Cleveland population now below 400,000! Or not…
The U.S. Census released its initial American Community Survey data for 2006 this morning.
The Plain Dealer’s first online take is all about not being the “poorest city” again. (It seems we were only the fourth poorest this time.)
But by tomorrow morning, expect the headline to be: Cleveland falls below 400,000.
The new ACS estimates Cleveland’s 2006 population at 396,910… plus or minus 10,705.
How seriously should anyone take this? Well, just two months ago another Census release put the number of Clevelanders almost 50,000 people higher than today’s ACS, and the PD gave it most of page 1A.
I wonder if they’ve hit their limit.
Update 8/28: Well, apparently they have. This morning’s PD features the usual big-front-page coverage of the ACS release, but the word “population” doesn’t appear in it. “Poverty” is the word of the day.
Good for the editors.
And compliments on a generally informative first look at the 2006 income numbers. Though unfortunately they couldn’t resist this:
Along with shedding its unwanted mantle as America’s poorest big city — dropping to fourth behind Detroit, Buffalo and Cincinnati — Cleveland saw median household income rise more than $1,700…. In both Lorain and Youngstown, the percentage of poor jumped dramatically… In Lorain, poverty shot from 17.6 percent in 2005 to 26 percent — the biggest leap measured in Ohio.
No, guys and gals. The Census people are not asserting that these things actually happened between 2005 and 2006.
What they’re saying is that they did a survey of a sample of households each year, and in 2005 the results from this sample indicated that (for example) the median household income for the community was 90% likely to be somewhere between a and b, whereas in 2006 it was 90% likely to be somewhere between x and y.
This is not the same thing as the Census saying: “We know the median household income in this community was (a+b)/2 in 2005, but changed to (x+y)/2 in 2006.” But unfortunately, that’s what the PD story is reporting.
The ACS for 2005 found, with 90% confidence, that Cleveland median household income was somewhere between $22,750 and $25,460. The new ACS reports, with the same 90% confidence, that the city’s median household income in 2006 was somewhere between $25,415 and $27,655. Note that the bottom end of the range for 2006 is $45 less than the top end for 2005. Note, also, that the ACS estimate for 2004 (same 90% level of confidence) was between $24,579 and $30,797.
So did the average income of Cleveland households actually drop by $3,500 the year before last, then jump back $1,700 in 2006? It’s very unlikely. And it’s very unlikely that 8.5% of Lorain residents suddenly fell into poverty in one year. The annual ACS numbers are survey research artifacts, not hard measurements. Like political tracking poll numbers, they’re very useful to show trajectories — the direction of change over time — but highly unreliable (or maybe I should say, reliably approximate) as single snapshots.

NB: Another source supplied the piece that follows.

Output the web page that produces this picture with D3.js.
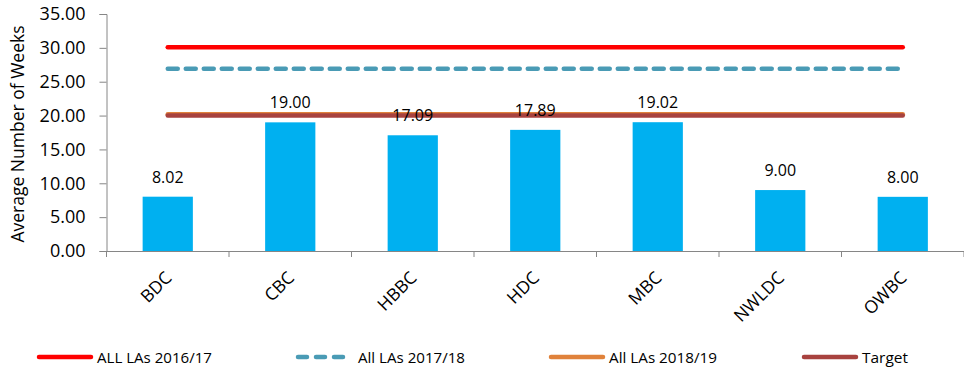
<!DOCTYPE html>
<html><head><meta charset="utf-8">
<script src="https://cdn.jsdelivr.net/npm/d3@7"></script>
<style>body{margin:0;background:#fff;} svg{display:block;font-family:"Open Sans","Noto Sans",sans-serif;}</style>
</head><body>
<svg id="chart" width="964" height="369"></svg>
<script>
const categories = ["BDC","CBC","HBBC","HDC","MBC","NWLDC","OWBC"];
const barValues = [8.02,19.00,17.09,17.89,19.02,9.00,8.00];
const yTicks = [0,5,10,15,20,25,30,35];
const lineSeries = [
  {name:"ALL LAs 2016/17", value:30.1, color:"#FF0000", dash:null},
  {name:"All LAs 2017/18", value:26.9, color:"#4A9BB5", dash:"10,8"},
  {name:"All LAs 2018/19", value:20.2, color:"#E0823B", dash:null},
  {name:"Target", value:20.0, color:"#A8423F", dash:null}
];

(function(){
const svg = d3.select("#chart");
const mLeft = 106.5, mRight = 964, mTop = 14, mBottom = 251;
const x = d3.scaleBand().domain(categories).range([mLeft, mRight]).paddingInner(0.59).paddingOuter(0.295);
const y = d3.scaleLinear().domain([0,35]).range([mBottom, mTop]);

// y axis
const yAxis = svg.append("g").attr("transform",`translate(${mLeft},0)`)
  .call(d3.axisLeft(y).tickValues(yTicks).tickFormat(d3.format(".2f")).tickSize(7).tickPadding(14));
yAxis.select(".domain").attr("stroke","#868686");
yAxis.selectAll(".tick line").attr("stroke","#868686");
yAxis.selectAll(".tick text").attr("font-size",18).attr("fill","#000").attr("font-family","Open Sans");

// bars
svg.append("g").selectAll("rect").data(categories).join("rect")
  .attr("x", d=>x(d)).attr("width", x.bandwidth())
  .attr("y", (d,i)=>y(barValues[i])).attr("height",(d,i)=>y(0)-y(barValues[i]))
  .attr("fill","#00B0F0");

// x axis
const step = x.step();
const xg = svg.append("g");
xg.append("line").attr("x1",mLeft).attr("x2",mRight).attr("y1",mBottom+0.5).attr("y2",mBottom+0.5).attr("stroke","#868686");
const bounds = d3.range(categories.length+1).map(i=>mLeft + i*step);
xg.selectAll("line.t").data(bounds).join("line").attr("class","t")
  .attr("x1",d=>d).attr("x2",d=>d).attr("y1",mBottom).attr("y2",mBottom+6).attr("stroke","#868686");
xg.selectAll("text").data(categories).join("text")
  .attr("transform", d=>`translate(${x(d)+x.bandwidth()/2+5},${mBottom+28}) rotate(-45)`)
  .attr("text-anchor","end").attr("font-size",17.5).attr("fill","#000").text(d=>d);

// lines
const first = x(categories[0])+x.bandwidth()/2, last = x(categories[categories.length-1])+x.bandwidth()/2;
svg.append("g").selectAll("line").data(lineSeries).join("line")
  .attr("x1",first).attr("x2",last).attr("y1",d=>y(d.value)).attr("y2",d=>y(d.value))
  .attr("stroke",d=>d.color).attr("stroke-width",4.5).attr("stroke-linecap","round")
  .attr("stroke-dasharray",d=>d.dash);

// data labels
svg.append("g").selectAll("text").data(categories).join("text")
  .attr("x", d=>x(d)+x.bandwidth()/2).attr("y",(d,i)=>y(barValues[i])-14)
  .attr("text-anchor","middle").attr("font-size",16).attr("fill","#000")
  .text((d,i)=>barValues[i].toFixed(2));

// y title
svg.append("text").attr("transform","translate(24,134) rotate(-90)").attr("text-anchor","middle")
  .attr("font-size",17.5).attr("fill","#000").text("Average Number of Weeks");

// legend
const legX = [37,296,549,802];
const legTextW = [115,107,108,46];
const lg = svg.append("g").selectAll("g").data(lineSeries).join("g")
  .attr("transform",(d,i)=>`translate(${legX[i]},357)`);
lg.append("line").attr("x1",2).attr("x2",54).attr("y1",0).attr("y2",0)
  .attr("stroke",d=>d.color).attr("stroke-width",4.5).attr("stroke-linecap","round")
  .attr("stroke-dasharray",d=>d.dash ? "9,9" : null);
lg.append("text").attr("x",(d,i)=>i===1?62:60).attr("y",5.5).attr("font-size",14.5).attr("fill","#000")
  .attr("textLength",(d,i)=>legTextW[i]).attr("lengthAdjust","spacingAndGlyphs").text(d=>d.name);
})();
</script>
</body></html>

That’s why the shift of a few places in year-to-year poverty “rankings” of Cleveland and other cities — last place, fourth-last place, tenth-last place, etc. — mean just about nothing. (On the other hand, there’s little question that both Cleveland and Cincinnati are really among the poorest 10% of big U.S. cities, because we’ve shown up there consistently over years of surveying.)

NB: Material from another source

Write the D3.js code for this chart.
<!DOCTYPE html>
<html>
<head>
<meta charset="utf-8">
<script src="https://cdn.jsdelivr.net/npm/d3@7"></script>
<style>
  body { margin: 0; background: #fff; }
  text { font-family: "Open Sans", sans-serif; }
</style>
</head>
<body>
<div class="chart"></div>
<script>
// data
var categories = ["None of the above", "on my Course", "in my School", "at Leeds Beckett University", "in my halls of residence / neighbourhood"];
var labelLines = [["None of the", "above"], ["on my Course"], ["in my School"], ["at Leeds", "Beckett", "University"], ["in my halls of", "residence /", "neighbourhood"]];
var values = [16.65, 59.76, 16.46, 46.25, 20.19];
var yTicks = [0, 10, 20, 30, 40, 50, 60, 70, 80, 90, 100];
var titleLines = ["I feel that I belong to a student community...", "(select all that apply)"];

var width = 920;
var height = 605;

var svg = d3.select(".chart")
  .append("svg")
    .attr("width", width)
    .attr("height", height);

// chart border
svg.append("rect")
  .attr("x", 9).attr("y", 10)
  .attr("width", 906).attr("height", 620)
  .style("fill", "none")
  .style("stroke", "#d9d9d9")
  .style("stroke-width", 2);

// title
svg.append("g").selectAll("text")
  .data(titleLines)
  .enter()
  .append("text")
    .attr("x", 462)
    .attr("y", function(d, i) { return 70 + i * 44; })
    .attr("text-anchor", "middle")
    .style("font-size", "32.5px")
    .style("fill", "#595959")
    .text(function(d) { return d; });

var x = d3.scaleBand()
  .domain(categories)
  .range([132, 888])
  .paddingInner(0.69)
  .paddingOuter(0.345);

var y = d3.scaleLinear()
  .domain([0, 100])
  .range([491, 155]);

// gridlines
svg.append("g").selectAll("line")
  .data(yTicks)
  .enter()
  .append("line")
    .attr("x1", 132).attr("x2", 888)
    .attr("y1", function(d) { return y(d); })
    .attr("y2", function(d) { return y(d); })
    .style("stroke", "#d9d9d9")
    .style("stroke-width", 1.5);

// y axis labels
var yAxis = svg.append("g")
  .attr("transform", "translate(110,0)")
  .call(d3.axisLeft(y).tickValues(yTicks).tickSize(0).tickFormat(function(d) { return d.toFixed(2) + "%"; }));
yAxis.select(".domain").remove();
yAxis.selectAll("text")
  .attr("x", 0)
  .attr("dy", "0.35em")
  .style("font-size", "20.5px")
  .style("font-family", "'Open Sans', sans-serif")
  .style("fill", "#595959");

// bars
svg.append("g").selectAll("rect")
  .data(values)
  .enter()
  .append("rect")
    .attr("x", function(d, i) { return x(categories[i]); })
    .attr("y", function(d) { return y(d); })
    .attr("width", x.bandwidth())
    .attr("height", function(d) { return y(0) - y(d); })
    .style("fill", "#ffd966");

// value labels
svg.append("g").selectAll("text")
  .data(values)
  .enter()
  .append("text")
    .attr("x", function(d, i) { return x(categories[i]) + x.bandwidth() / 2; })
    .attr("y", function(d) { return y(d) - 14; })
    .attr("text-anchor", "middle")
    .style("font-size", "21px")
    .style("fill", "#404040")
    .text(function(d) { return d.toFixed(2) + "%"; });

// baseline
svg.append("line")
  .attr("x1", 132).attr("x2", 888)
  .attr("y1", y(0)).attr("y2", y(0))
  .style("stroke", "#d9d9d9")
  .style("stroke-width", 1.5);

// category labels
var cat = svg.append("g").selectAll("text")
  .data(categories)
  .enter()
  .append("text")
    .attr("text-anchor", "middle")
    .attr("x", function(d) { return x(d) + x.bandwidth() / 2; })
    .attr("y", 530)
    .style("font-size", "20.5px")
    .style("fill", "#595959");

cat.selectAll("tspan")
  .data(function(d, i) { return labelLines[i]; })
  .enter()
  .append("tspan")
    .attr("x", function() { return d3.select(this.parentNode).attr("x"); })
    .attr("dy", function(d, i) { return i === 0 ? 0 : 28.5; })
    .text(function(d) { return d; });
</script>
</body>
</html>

While I’ve given the PD a lot of grief over the years for their Census Front-Page Extravaganzas, it isn’t because I think there’s something wrong with featured coverage of data about important issues. On the contrary, I respect the paper’s commitment to capturing its readers’ attention for what little real empirical information we have — especially about incomes and poverty.
But I really think that if you’re going to make a big front-page deal about survey research results — especially on politically loaded topics like local population and poverty — you owe it to your readers to explain what the researchers are actually saying, how they got their results, and what degree of certainty (if any) the results justify.
I know, eyes are glazing over. Oh well. That’s the price of serious journalism.